Now on the same severity level as the Chernobyl disaster, the Japanese government has upgraded the rating of the Fukushima Daiichi nuclear crisis to a Level 7 event on the international system for rating nuclear accidents.
“What’s different here from the Chernobyl accident is that we have not yet seen a direct impact on the health of the people as a result of the nuclear accident,” said Edano, the Japanese government’s leading spokesman on the crisis. “The accident itself is big, but we will make, as our first priority, our utmost effort to avoid any health impact on the people.”
Hidehiko Nishiyama, the chief spokesman for Japan’s Nuclear and Industrial Safety Agency said that unlike the Chernobyl disaster, the reactors inside the badly damaged buildings at Fukushima Daiichi remain largely intact, “although there are some leaks being seen.”
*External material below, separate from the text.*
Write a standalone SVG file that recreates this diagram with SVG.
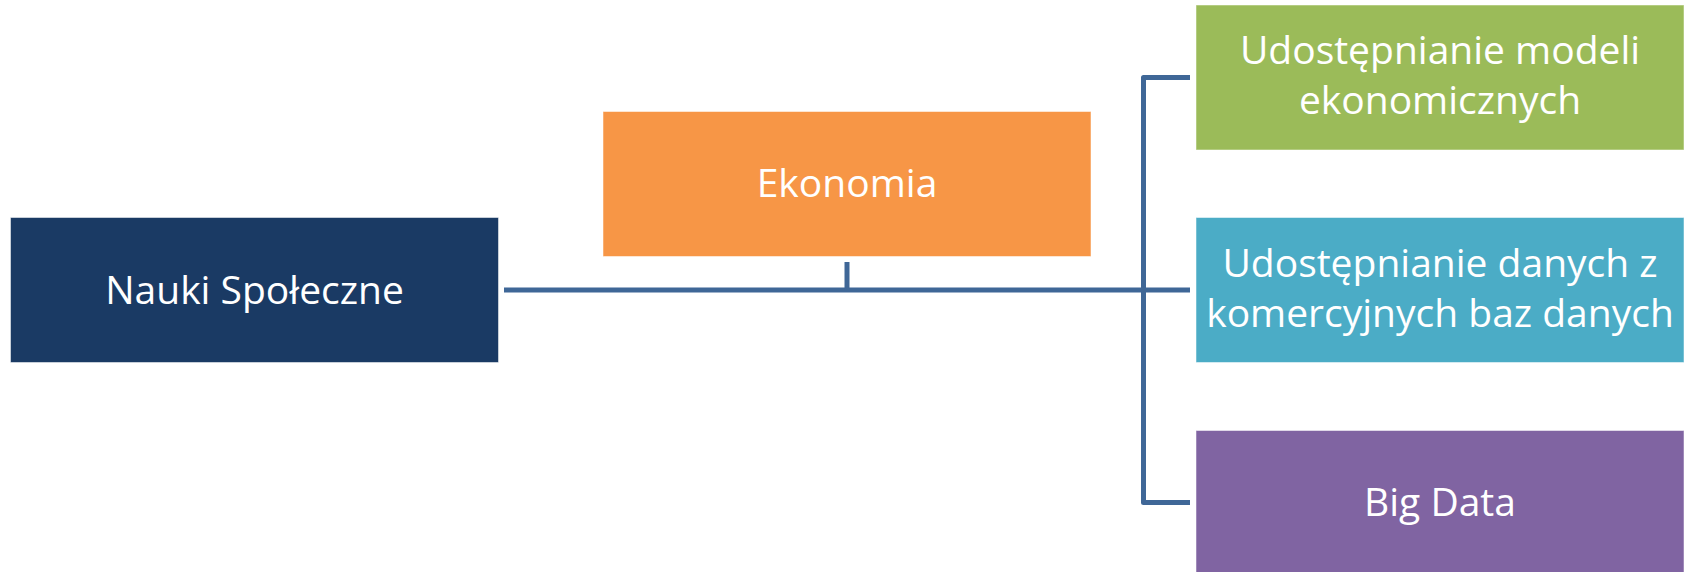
<svg xmlns="http://www.w3.org/2000/svg" width="1687" height="572" viewBox="0 0 1687 572">
  <style>
    .box { stroke: #ffffff; stroke-opacity: 0.5; stroke-width: 1; }
    .lbl { font-family: "Open Sans", "Liberation Sans", sans-serif; font-size: 39px; fill: #ffffff; text-anchor: middle; }
    .conn { fill: none; stroke: #3F6797; stroke-width: 5; stroke-linejoin: round; }
  </style>
  <rect width="1687" height="572" fill="#ffffff"/>
  <g id="connectors">
    <line class="conn" x1="504" y1="290" x2="1190" y2="290"/>
    <line class="conn" x1="847" y1="262" x2="847" y2="290"/>
    <path class="conn" d="M1190,77.5 H1143.5 V502.5 H1190"/>
  </g>
  <g id="nauki">
    <rect class="box" x="10.5" y="217.5" width="488" height="145" fill="#1A3A64"/>
    <text class="lbl" x="254.5" y="304">Nauki Społeczne</text>
  </g>
  <g id="ekonomia">
    <rect class="box" x="603" y="111.5" width="488" height="145" fill="#F79646"/>
    <text class="lbl" x="847" y="197">Ekonomia</text>
  </g>
  <g id="modele">
    <rect class="box" x="1196" y="5" width="488" height="145" fill="#9BBB59"/>
    <text class="lbl" x="1440" y="64">Udostępnianie modeli</text>
    <text class="lbl" x="1440" y="114">ekonomicznych</text>
  </g>
  <g id="dane">
    <rect class="box" x="1196" y="217.5" width="488" height="145" fill="#4BACC6"/>
    <text class="lbl" x="1440" y="277">Udostępnianie danych z</text>
    <text class="lbl" x="1440" y="327">komercyjnych baz danych</text>
  </g>
  <g id="bigdata">
    <rect class="box" x="1196" y="430.5" width="488" height="145" fill="#8064A2"/>
    <text class="lbl" x="1440" y="516">Big Data</text>
  </g>
</svg>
Nishiyama said Tuesday’s designation was made “provisionally,” and that a final level won’t be set until the disaster is over and a more detailed investigation has been conducted. The previous event level of 5, equal to the 1979 accident at Three Mile Island in Pennsylvania, was also a provisional designation.
Mr. Nishiyama’s agency is part of the Ministry of Economy, Trade and Industry, which promotes the use of nuclear power. Mr. Shiroya’s commission, which is independent from nuclear power operators and their equipment providers, issued an estimate that emissions totaled 630,000 terabecquerels.
According to the New York Times, that works out to 34 percent of the official Soviet estimate of emissions and 17 percent of the unofficial higher estimate.
Mr. Shiroya also said there was a threefold margin for error involved. The outside estimates of total releases would range from as low as 6 percent to as high as 51 percent of the unofficial totals from Chernobyl.